16.10.2019 09:51

Thirty years have elapsed since Uzbekistan first passed its language law in 1989, and since that time the republic has made great strides in advancing the language in the country and abroad. Under the Soviet Union, Uzbek had always been one of the Uzbek SSR’s official languages, but in practice, Russian was the exclusive language of government and elites. 

With independence, the Uzbek state has used the 1989 language law to preserve the language and empower its speakers. Since 1989, monolingual speakers of Uzbek have begun to occupy greater positions in society. They have received a seat at the table in government, mass media, higher education, and other fields. This is an accomplishment to be celebrated.


The Uzbek state and its people, I and many others hope, will continue to build on these initial accomplishments. No doubt, more work remains to be done, and Shavkat Miromonovich has started some of that work. In the past two years, investment in education has increased, and local government officials have shown renewed interest in how the language is taught and practiced in the classroom. 
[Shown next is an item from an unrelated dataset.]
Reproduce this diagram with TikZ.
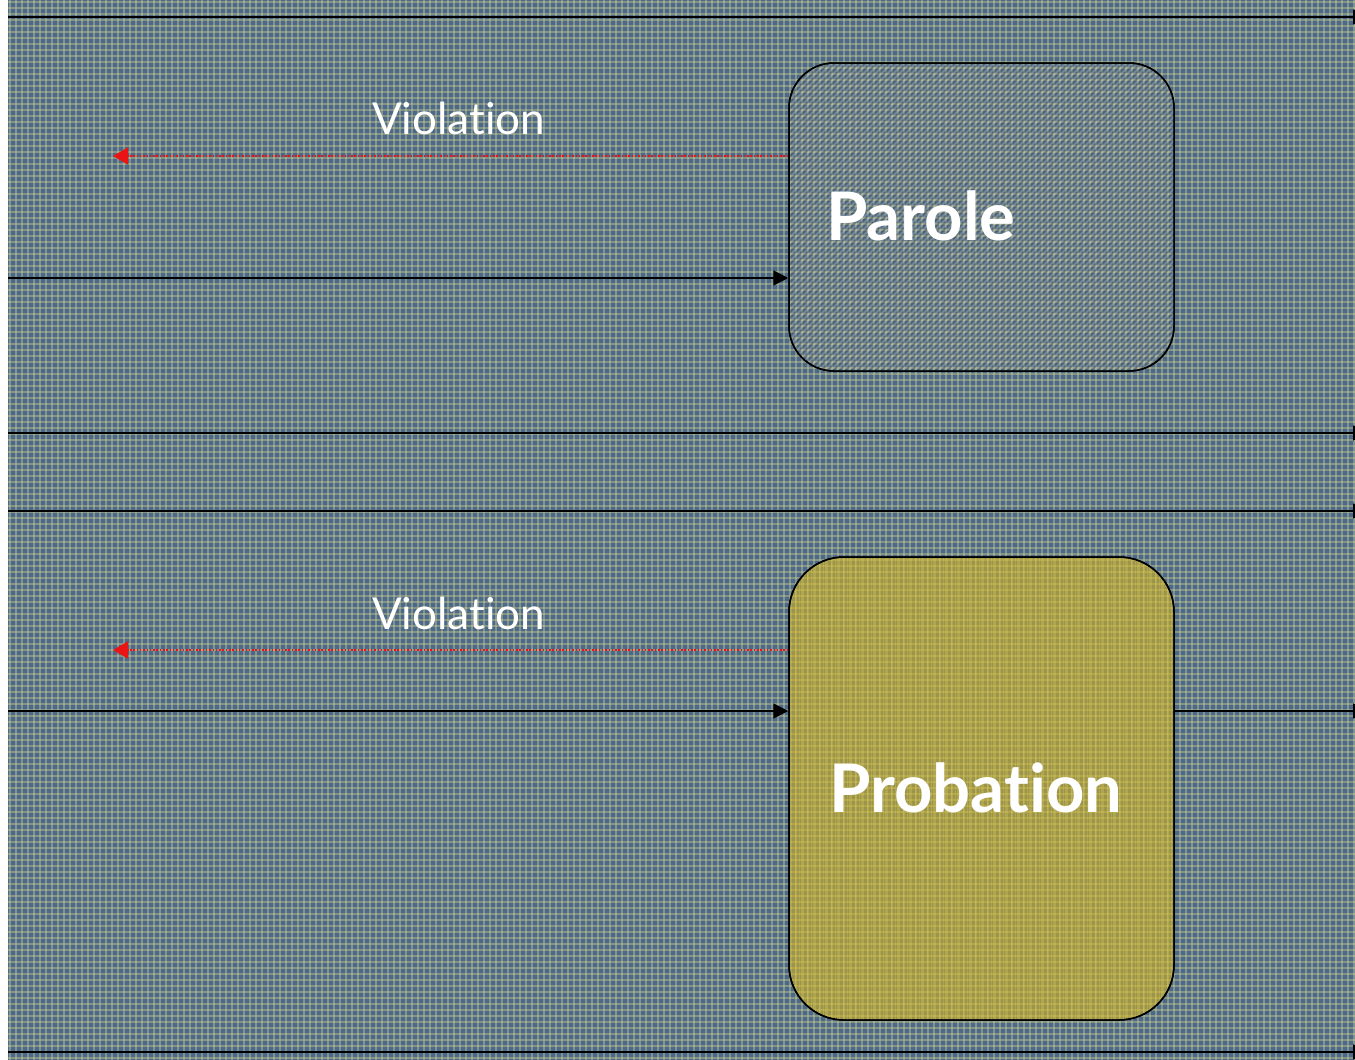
\documentclass[tikz,border=0pt]{standalone}
\usepackage{fontspec}
\setmainfont{Lato}[Ligatures={NoCommon,NoContextual}]
\usetikzlibrary{arrows.meta}
\definecolor{bgblue}{RGB}{76,104,138}
\definecolor{plaid}{RGB}{226,224,140}
\definecolor{paroleink}{RGB}{50,62,78}
\definecolor{parolelight}{RGB}{200,205,200}
\definecolor{probfill}{RGB}{214,180,30}
\definecolor{violred}{RGB}{235,20,20}
\tikzset{
  plaidline/.style={plaid, opacity=0.36, line width=1.1pt},
  flow/.style={line width=1.5pt, -{Triangle[length=15pt,width=15pt]}},
  rail/.style={line width=1.5pt, -{Triangle[length=15pt,width=15pt]}},
  viol/.style={violred, line width=1.3pt, dash pattern=on 1.5pt off 1.8pt,
    -{Triangle[length=15pt,width=17pt]}},
  stagebox/.style={draw, line width=1.5pt, rounded corners=#1, inner sep=0pt},
  stagetext/.style={white, font=\fontsize{67}{72}\selectfont\bfseries, anchor=base west, inner sep=0pt},
  violtext/.style={white, font=\fontsize{44}{50}\selectfont, anchor=base west, inner sep=0pt}
}
\begin{document}
\begin{tikzpicture}[x=1pt,y=-1pt]
\useasboundingbox (0,0) rectangle (1355,1060);
% page and plaid backdrop
\fill[white] (0,0) rectangle (1355,1060);
\fill[bgblue] (8,0) rectangle (1355,1060);
\foreach \x in {10,16,...,1355} \draw[plaidline] (\x,0) -- (\x,1060);
\foreach \y in {2,8,...,1060} \draw[plaidline] (8,\y) -- (1355,\y);

% stage boxes
\node[stagebox=45pt, minimum width=385pt, minimum height=308pt] (parole) at (981.5,217) {};
\begin{scope}
  \clip[rounded corners=45pt] (789,63) rectangle (1174,371);
  \fill[parolelight, opacity=0.12] (789,63) rectangle (1174,371);
  \foreach \d in {-400,-394,...,400} {
    \draw[paroleink, opacity=0.35, line width=1.6pt] (789+\d,371) -- (1097+\d,63);
    \draw[parolelight, opacity=0.25, line width=1.2pt] (792+\d,371) -- (1100+\d,63);
  }
\end{scope}
\node[stagebox=45pt, minimum width=385pt, minimum height=308pt] at (981.5,217) {};

\node[stagebox=55pt, fill=probfill, fill opacity=0.58, minimum width=385pt, minimum height=463pt] (probation) at (981.5,788.5) {};
\begin{scope}
  \clip[rounded corners=55pt] (789,557) rectangle (1174,1020);
  \foreach \x in {791,795,...,1174} \draw[plaid, opacity=0.22, line width=0.8pt] (\x,557) -- (\x,1020);
\end{scope}
\node[stagebox=55pt, minimum width=385pt, minimum height=463pt] at (981.5,788.5) {};

\node[stagetext] (paroleLabel) at (826,240) {Parole};
\node[stagetext] (probationLabel) at (829,812) {Probation};

% horizontal rails across the page
\coordinate (r1a) at (8,17);     \coordinate (r1b) at (1368,17);
\coordinate (r2a) at (8,433);    \coordinate (r2b) at (1368,433);
\coordinate (r3a) at (8,511);    \coordinate (r3b) at (1368,511);
\coordinate (r4a) at (8,1052);   \coordinate (r4b) at (1368,1052);
\draw[rail] (r1a) -- (r1b);
\draw[rail] (r2a) -- (r2b);
\draw[rail] (r3a) -- (r3b);
\draw[rail] (r4a) -- (r4b);

% entries into each stage
\coordinate (inP) at (8,278);
\coordinate (inB) at (8,711);
\coordinate (outB) at (1368,711);
\draw[flow] (inP) -- (inP -| parole.west);
\draw[flow] (inB) -- (inB -| probation.west);
\draw[flow] (probation.east |- inB) -- (outB);

% violation returns
\coordinate (vP) at (113,156);
\coordinate (vB) at (113,650);
\draw[viol] (parole.west |- vP) -- (vP);
\draw[viol] (probation.west |- vB) -- (vB);
\node[violtext] (violP) at (372,134) {Violation};
\node[violtext] (violB) at (372,629) {Violation};
\end{tikzpicture}
\end{document}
Over the next thirty years, hopefully we will see the state dedicate additional resources to the translation of the newest textbooks into Uzbek, new student and research exchanges, and investment in higher education. With these kinds of efforts, Uzbek speakers will not only better know their mother tongue, but also have more opportunities to use them when speaking about global problems.


I have been happy to make my own small contribution to the language law’s laudable goals. I view translation as a means to acquaint readers of English with Uzbek culture, to teach them a small bit about what it means to be Uzbek. By spreading such knowledge, modest though it might be, the Uzbek language and those who write in it live on. My translation of Isajon Sulton’s The Eternal Wanderer was released last month, and my translation of Abdulhamid Cho‘lpon’s Night and Day will be published this month. 

My next project, a cooperative endeavor with several other scholars of Central Asia, is an anthology of literary translations from Central Asian languages. I hope to contribute excerpts from Cho‘lpon’s A Modern Woman (Zamona xotini) and G‘afur G‘ulom’s The Mischievous child, among others. The anthology will also contain (tentatively) translations of the works of Anbar Otin, Sadriddin Ayniy, Zulfiya, Oydin, O‘tkir Hoshimov, and others. The Uzbek language can only benefit from countless future students reading the works of its masters.


And so, on this happy day, I hope all speakers of Uzbek take pride in their language and heritage, and I ask them to think about what more they can do to ensure that the language lives on for future generations.